Sacha Jenkins' 'Wu-Tang Clan: Of Mics & Men' is 4 hours of frustrating viewing, all over the place as a film and certainly not a fitting way to commemorate the mighty Wu-Tang Clan's 25th anniversary.
To do social history, you need to be particular about details: names, places, dates, timeline etc. For a music doc., structure interviews that shed some light on the artists' processes. And an honest visual record would cover the whole 25-year period with all its 'highs' and 'lows' (I don't remember anything shown between 2000 and 2017, a massive gap surely part of the band's history which has to be covered in some way? Solo projects, creativity, ageing, family etc.).
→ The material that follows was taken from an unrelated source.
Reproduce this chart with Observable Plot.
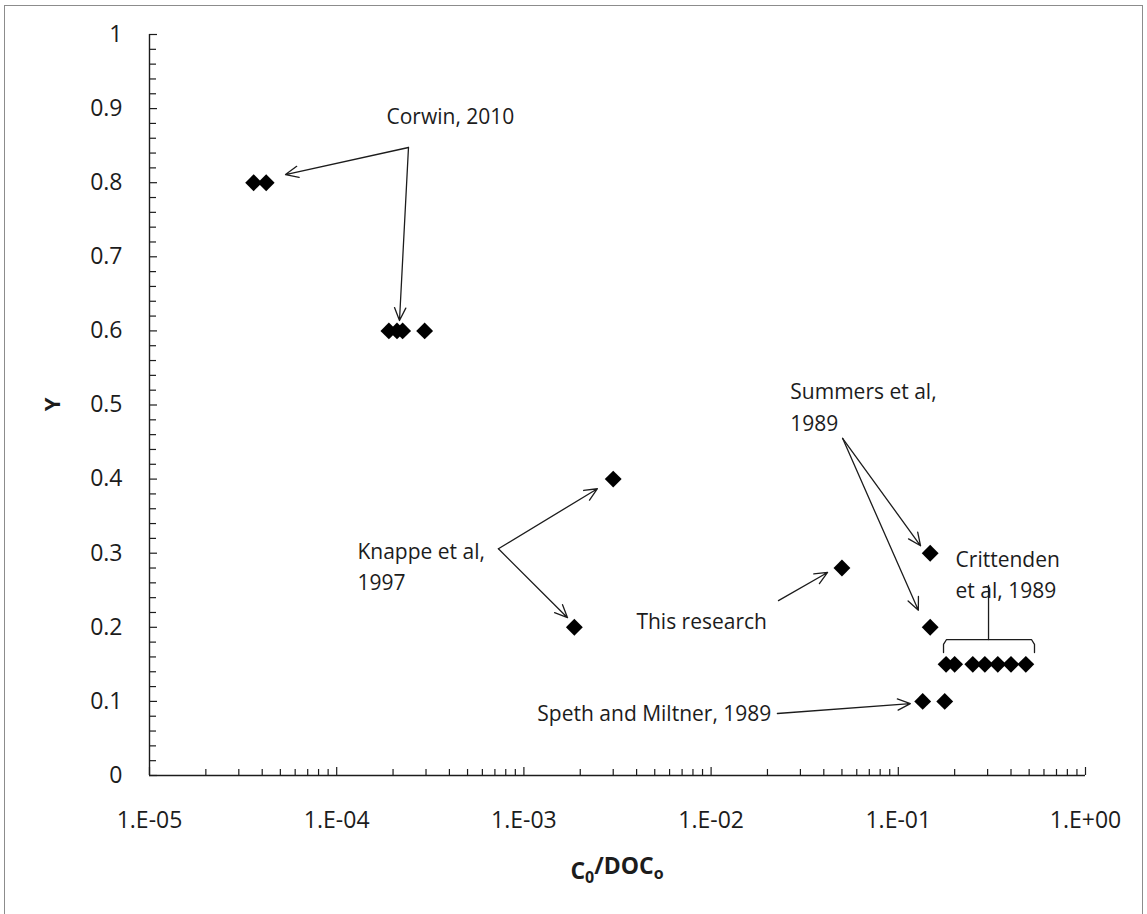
<!DOCTYPE html>
<html>
<head>
<meta charset="utf-8">
<script src="https://cdn.jsdelivr.net/npm/d3@7"></script>
<script src="https://cdn.jsdelivr.net/npm/@observablehq/plot@0.6"></script>
<style>
  body { margin: 0; background: #fff; }
  #chart { position: absolute; left: 0; top: 0; }
  #frame { position: absolute; left: 4px; top: 5px; width: 1137px; height: 940px;
           border: 1px solid #8c8c8c; pointer-events: none; }
</style>
</head>
<body>
<div id="chart"></div>
<div id="frame"></div>
<script>
// Adsorption data: Y versus C0/DOC0, grouped by source
const corwinX = [3.6e-5, 4.2e-5, 1.9e-4, 2.1e-4, 2.25e-4, 2.95e-4];
const corwinY = [0.8, 0.8, 0.6, 0.6, 0.6, 0.6];
const knappeX = [1.86e-3, 3.0e-3];
const knappeY = [0.2, 0.4];
const researchX = [0.05];
const researchY = [0.28];
const summersX = [0.148, 0.148];
const summersY = [0.3, 0.2];
const crittendenX = [0.18, 0.20, 0.25, 0.29, 0.34, 0.40, 0.48];
const crittendenY = [0.15, 0.15, 0.15, 0.15, 0.15, 0.15, 0.15];
const spethX = [0.135, 0.177];
const spethY = [0.1, 0.1];

// Callout labels (data coordinates of the left edge / vertical middle)
const labelText = ["Corwin, 2010", "Knappe et al,\n1997", "This research",
                   "Summers et al,\n1989", "Crittenden\net al, 1989", "Speth and Miltner, 1989"];
const labelX = [1.845e-4, 1.29e-4, 3.99e-3, 0.0265, 0.2023, 1.18e-3];
const labelY = [0.893, 0.285, 0.212, 0.50, 0.274, 0.0877];

// Callout arrows: from label to points
const arrowX1 = [2.418e-4, 2.418e-4, 7.31e-4, 7.31e-4, 0.0229, 0.0504, 0.0504, 0.0226];
const arrowY1 = [0.8475, 0.8475, 0.306, 0.306, 0.236, 0.455, 0.455, 0.0837];
const arrowX2 = [5.33e-5, 2.165e-4, 2.47e-3, 1.71e-3, 0.0419, 0.1315, 0.128, 0.116];
const arrowY2 = [0.811, 0.614, 0.387, 0.213, 0.274, 0.310, 0.223, 0.097];

// Brace grouping the Crittenden points
const braceX = [0.1744, 0.1744, 0.181, 0.5145, 0.534, 0.534];
const braceY = [0.166, 0.177, 0.1835, 0.1835, 0.177, 0.166];
const stemX = [0.3034, 0.3034];
const stemY = [0.1835, 0.2564];

// Axis ticks
const xMajor = [1e-5, 1e-4, 1e-3, 1e-2, 1e-1, 1];
const xMinor = [];
for (let e = -5; e < 0; e++) for (let m = 2; m <= 9; m++) xMinor.push(m * Math.pow(10, e));
const yMajor = d3.range(0, 11).map(i => i / 10);
const yMinor = d3.range(0, 51).map(i => i / 50).filter((v, i) => i % 5 !== 0);

const W = 1147, H = 914;
const mL = 149, mR = 62, mT = 34, mB = 139;
const innerW = W - mL - mR, innerH = H - mT - mB;

const zip = (xs, ys) => xs.map((x, i) => ({x, y: ys[i]}));
const points = [
  ...zip(corwinX, corwinY), ...zip(knappeX, knappeY), ...zip(researchX, researchY),
  ...zip(summersX, summersY), ...zip(crittendenX, crittendenY), ...zip(spethX, spethY)
];
const labels = labelText.map((t, i) => ({t, x: labelX[i], y: labelY[i]}));
const arrows = arrowX1.map((x1, i) => ({x1, y1: arrowY1[i], x2: arrowX2[i], y2: arrowY2[i]}));

const fmtX = d => {
  const e = Math.round(Math.log10(d));
  return "1.E" + (e < 0 ? "-" : "+") + String(Math.abs(e)).padStart(2, "0");
};
const fmtY = d => String(+d.toFixed(1));
const ink = "#1c1c1c";

const chart = Plot.plot({
  width: W, height: H,
  marginLeft: mL, marginRight: mR, marginTop: mT, marginBottom: mB,
  style: {fontFamily: "'Open Sans', sans-serif", fontSize: "21px", color: ink, background: "transparent"},
  x: {type: "log", domain: [1e-5, 1]},
  y: {domain: [0, 1]},
  marks: [
    // axis lines
    Plot.ruleX([1e-5], {stroke: ink, strokeWidth: 1.4}),
    Plot.ruleY([0], {stroke: ink, strokeWidth: 1.4}),
    // inward ticks
    Plot.tickX(xMajor, {x: d => d, insetTop: innerH - 8, stroke: ink, strokeWidth: 1.2}),
    Plot.tickX(xMinor, {x: d => d, insetTop: innerH - 6, stroke: ink, strokeWidth: 1.2}),
    Plot.tickY(yMajor, {y: d => d, insetRight: innerW - 8, stroke: ink, strokeWidth: 1.2}),
    Plot.tickY(yMinor, {y: d => d, insetRight: innerW - 7, stroke: ink, strokeWidth: 1.2}),
    // tick labels
    Plot.axisX({ticks: xMajor, tickSize: 0, tickPadding: 36, tickFormat: fmtX, label: null, fontSize: 23}),
    Plot.axisY({ticks: yMajor, tickSize: 0, tickPadding: 27, tickFormat: fmtY, label: null, fontSize: 23}),
    // callouts
    Plot.arrow(arrows, {x1: "x1", y1: "y1", x2: "x2", y2: "y2", stroke: ink, strokeWidth: 1.3,
                        headLength: 16, headAngle: 48}),
    Plot.line(zip(braceX, braceY), {x: "x", y: "y", stroke: ink, strokeWidth: 1.3}),
    Plot.line(zip(stemX, stemY), {x: "x", y: "y", stroke: ink, strokeWidth: 1.3}),
    Plot.text(labels, {x: "x", y: "y", text: "t", textAnchor: "start", lineAnchor: "middle",
                       lineHeight: 1.5, fontSize: 21, fill: ink}),
    // data points
    Plot.dot(points, {x: "x", y: "y", symbol: "diamond2", r: 7.6, fill: "#000", stroke: "none"})
  ]
});

// axis titles
const svg = d3.select(chart);
svg.append("text")
  .attr("transform", `translate(52,${mT + innerH / 2}) rotate(-90)`)
  .attr("text-anchor", "middle").attr("dy", "0.35em")
  .style("font-weight", "bold").style("font-size", "22px").attr("fill", ink)
  .text("Y");
const xt = svg.append("text")
  .attr("x", mL + innerW / 2).attr("y", 879)
  .attr("text-anchor", "middle")
  .style("font-weight", "bold").style("font-size", "23px").attr("fill", ink);
xt.append("tspan").text("C");
xt.append("tspan").attr("dy", "0.28em").style("font-size", "16px").text("0");
xt.append("tspan").attr("dy", "-0.4em").text("/DOC");
xt.append("tspan").attr("dy", "0.28em").style("font-size", "16px").text("o");

document.getElementById("chart").appendChild(chart);
</script>
</body>
</html>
Too much of 'Wu-Tang Clan' is cliche-ridden, band squabbles and rambling rants about godknowswhat? Partially redeemed by RZA, interesting to listen to, bits of old film and music, obviously welcome, and the curios like 'Once Upon A Time In Shaolin', but the lack of clarity about anything, ODB's death, the band's philosophy, contractual arrangements/difficulties? And so little about the actual music itself, styles, production techniques, in-depth stuff about the MC's etc., these guys changed music forever, but 'Wu-Tang Clan' barely scrapes below the surface nor really distinguishes them from any other rap combo.
Sloppy documentary makers please take note: pointing a camera and microphone at a subject does not make you a film maker. As somebody relatively new to this band, 'Wu-Tang Clan: Of Mics & Men' gave me so little to go on I came away massively disappointed. I'm surprised RZA didn't scrap the whole project to come up with something more worthy of the rap legends.